According to him, traders and business people lose many hours of productivity because of the queues, and some staff who work at private businesses are losing their jobs as a result of the effect of fuel scarcity on public transportation.
The audacity of the ruling party to campaign: Kelechi Ndukwe, a fashion designer, told Nairametrics that she is appalled at the fact that the ruling party is still campaigning for Nigerians to vote for them in the upcoming elections.
According to her, the ruling party should resolve the fuel scarcity crisis that has been on since late 2022.
She said a lot of Nigerians are angry with the ruling party and will be reflecting that anger by exercising their voting rights come February 2023.
Official price is denied: Nairametrics gathered that although the Federal Government has denied increasing the pump price of N165 per litre, filling stations are selling way above N165.
Some Nigerian National Petroleum Company (NNPC) Limited filling stations in Abuja are selling at N190 per litre.
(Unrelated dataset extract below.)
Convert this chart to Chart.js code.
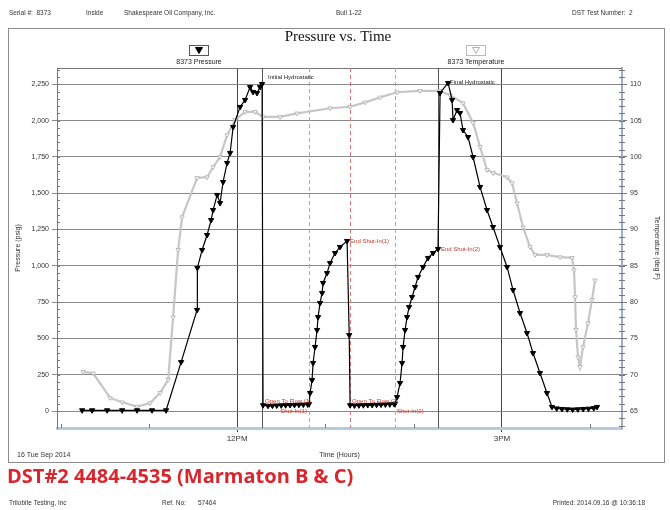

Meanwhile, some regular filling stations are selling at N180 per litre and others are selling above N200 per litre.
Are filling station managers innocent? A filling station manager at an Abuja-based filling station who spoke anonymously told Nairametrics that his fellow managers are sometimes involved in the black-market trade.
He said some managers lock up their stations at rush hour to sell the commodity through black market agents who are working for them.
He said they usually make a lot of profit from these black-market traders who sell to motorists and generator owners for as high as N600 per litre.
Fuel subsidies questioned: If Nigerians are paying varying prices for fuel, what exactly is being subsidized? The World Bank has advised Nigeria to stop fuel subsidy payments. The Federal Government has announced that the payments will stop in the second quarter of 2023.
During the 12th Kaduna State Council on Health meeting on Wednesday, January 25, Kaduna state Governor, Nasiru El-Rufai said that the Federal Government spent N6 trillion on fuel subsidy for six months, N4 trillion to subsidize the naira and N300 billion to subsidize electricity in 2023.
He said that the money being spent by the Federal Government to subsidize electricity, petrol, and foreign exchange is no longer sustainable if the country must be able to tackle most of its socio-economic problems.
He also noted that the N6 trillion on fuel subsidy is a quarter of the entire annual budget and that the amount is more than the entire budget of states and local governments on health this year.
He urged Nigerians to decide to either support the removal of subsidies to enable the growth of other sectors of the economy or to allow it to continue for the benefit of a few individuals.